Je me doute bien que vous vous en fichez royalement de mes lectures et encore plus des impressions qui en découlent. Tant pis, je les donne quand même ... À l'heure où l'on déplore la chute vertigineuse de la pratique de lecture toutes classes d'âges confondues, il faut dire la vérité. Parfois, on est plus que déçus par la littérature, mais ce n'est pas une raison pour ne plus lire, attention ! N'en profitez pas pour reprendre, derechef et plus que jamais, le scrolling, le binge watching et l'infointertaining, je vous surveille ... On vous l'a assez dit : il faut lire les classiques .. mais peut-être pas tous ?

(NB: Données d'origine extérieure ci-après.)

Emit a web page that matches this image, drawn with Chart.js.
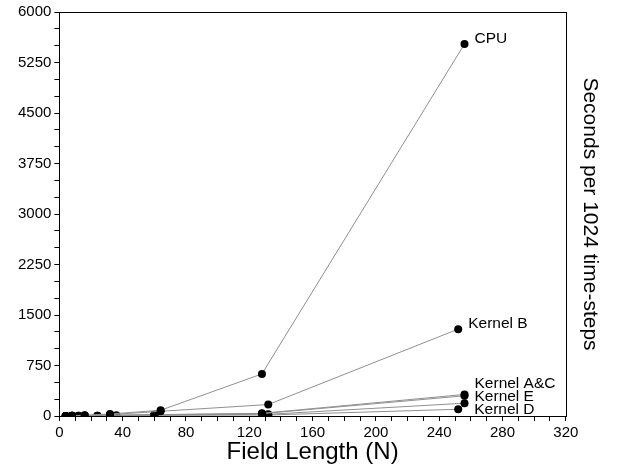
<!DOCTYPE html>
<html>
<head>
<meta charset="utf-8">
<script src="https://cdn.jsdelivr.net/npm/chart.js@4.4.1/dist/chart.umd.min.js"></script>
<style>
  html, body { margin: 0; padding: 0; background: #fff; }
  #wrap { width: 623px; height: 465px; }
</style>
</head>
<body>
<div id="wrap"><canvas id="chart"></canvas></div>
<script>
// Field lengths (N) and seconds per 1024 time-steps
var cpuN = [4, 8, 16, 32, 64, 128, 256];
var cpuSec = [1, 4, 12, 30, 85, 625, 5525];

var kernelBN = [4, 8, 16, 32, 64, 132, 252];
var kernelBSec = [1, 3, 8, 20, 70, 170, 1290];

var kernelAN = [4, 8, 16, 32, 60, 128, 256];
var kernelASec = [1, 2, 5, 10, 20, 40, 320];

var kernelCN = [4, 8, 16, 32, 60, 128, 256];
var kernelCSec = [1, 2, 5, 10, 18, 35, 300];

var kernelEN = [4, 12, 24, 36, 60, 132, 256];
var kernelESec = [1, 2, 4, 8, 15, 25, 190];

var kernelDN = [4, 12, 24, 36, 60, 132, 252];
var kernelDSec = [1, 2, 3, 6, 10, 15, 100];

var seriesNames = ["CPU", "Kernel B", "Kernel A", "Kernel C", "Kernel E", "Kernel D"];
// text written next to the last point of each series ("" = none)
var endLabels = ["CPU", "Kernel B", "Kernel A&C", "", "Kernel E", "Kernel D"];

function pairs(xs, ys) {
  return xs.map(function(x, i) { return { x: x, y: ys[i] }; });
}

var allData = [
  pairs(cpuN, cpuSec),
  pairs(kernelBN, kernelBSec),
  pairs(kernelAN, kernelASec),
  pairs(kernelCN, kernelCSec),
  pairs(kernelEN, kernelESec),
  pairs(kernelDN, kernelDSec)
];

var FONT = "'Liberation Sans', Arial, Helvetica, sans-serif";

// label offsets from the end point, in pixels
var labelOffsets = [[10, -5], [10, -5], [10, -11], [0, 0], [10, -6], [16, 0]];

var endLabelPlugin = {
  id: "endLabels",
  afterDatasetsDraw: function(chart) {
    var ctx = chart.ctx;
    ctx.save();
    ctx.font = "15.5px " + FONT;
    ctx.fillStyle = "#000";
    ctx.textBaseline = "middle";
    ctx.textAlign = "left";
    chart.data.datasets.forEach(function(ds, i) {
      if (!endLabels[i]) return;
      var last = ds.data[ds.data.length - 1];
      var px = chart.scales.x.getPixelForValue(last.x);
      var py = chart.scales.y.getPixelForValue(last.y);
      ctx.fillText(endLabels[i], px + labelOffsets[i][0], py + labelOffsets[i][1]);
    });
    ctx.restore();
  }
};

var framePlugin = {
  id: "frame",
  afterDraw: function(chart) {
    var a = chart.chartArea;
    var ctx = chart.ctx;
    var l = Math.round(a.left) + 0.5, r = Math.round(a.right) + 0.5;
    var t = Math.round(a.top) + 0.5, b = Math.round(a.bottom) + 0.5;
    ctx.save();
    ctx.strokeStyle = "#000";
    ctx.lineWidth = 1;
    ctx.strokeRect(l, t, r - l, b - t);
    ctx.restore();
  }
};

var datasets = allData.map(function(d, i) {
  return {
    label: seriesNames[i],
    data: d,
    borderColor: "#909090",
    borderWidth: 1,
    pointRadius: 4,
    pointBackgroundColor: "#000",
    pointBorderColor: "#000",
    pointBorderWidth: 0,
    showLine: true,
    tension: 0
  };
});

new Chart(document.getElementById("chart"), {
  type: "scatter",
  data: { datasets: datasets },
  options: {
    responsive: true,
    maintainAspectRatio: false,
    animation: false,
    layout: { padding: { left: 15, right: 10, top: 11, bottom: -4 } },
    plugins: {
      legend: { display: false },
      tooltip: { enabled: false }
    },
    scales: {
      x: {
        type: "linear",
        min: 0,
        max: 320,
        border: { display: false },
        grid: {
          drawOnChartArea: false,
          drawTicks: true,
          tickLength: 5,
          tickColor: "#000"
        },
        ticks: {
          stepSize: 10,
          autoSkip: false,
          maxRotation: 0,
          color: "#000",
          padding: 3,
          font: { family: FONT, size: 15 },
          callback: function(v) { return v % 40 === 0 ? String(v) : ""; }
        },
        title: {
          display: true,
          text: "Field Length (N)",
          color: "#000",
          padding: { top: -5, bottom: 5 },
          font: { family: FONT, size: 24, lineHeight: 1 }
        }
      },
      y: {
        type: "linear",
        position: "left",
        min: 0,
        max: 6000,
        border: { display: false },
        grid: {
          drawOnChartArea: false,
          drawTicks: true,
          tickLength: 5,
          tickColor: "#000"
        },
        ticks: {
          stepSize: 250,
          autoSkip: false,
          color: "#000",
          padding: 3,
          font: { family: FONT, size: 15 },
          callback: function(v) { return v % 750 === 0 ? String(v) : ""; }
        }
      },
      yTitle: {
        type: "linear",
        position: "right",
        min: 0,
        max: 6000,
        border: { display: false },
        grid: { display: false, drawTicks: false },
        ticks: { display: false },
        title: {
          display: true,
          text: "Seconds per 1024 time-steps",
          color: "#000",
          padding: 11,
          font: { family: FONT, size: 21 }
        }
      }
    }
  },
  plugins: [endLabelPlugin, framePlugin]
});
</script>
</body>
</html>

Ah ! J’suis pas content, mais alors vraiment pas du tout. Quelle déception ! Une joie que je me faisais de lire un classique parmi ceux qui me résistent encore et dont je ne viendrai probablement jamais à bout de la masse tant la littérature en produit de façon toujours renouvelée au fil de mon insignifiante "trajectoire intellectuelle". Celui-là, précédé de sa réputation d’oeuvre majeure d’Hugo, je me le gardais comme on entretient une faim de gourmandise, je te le chérissais là comme ça, au coin de ma mémoire, parmi les étages des piles virtuelles de classiques.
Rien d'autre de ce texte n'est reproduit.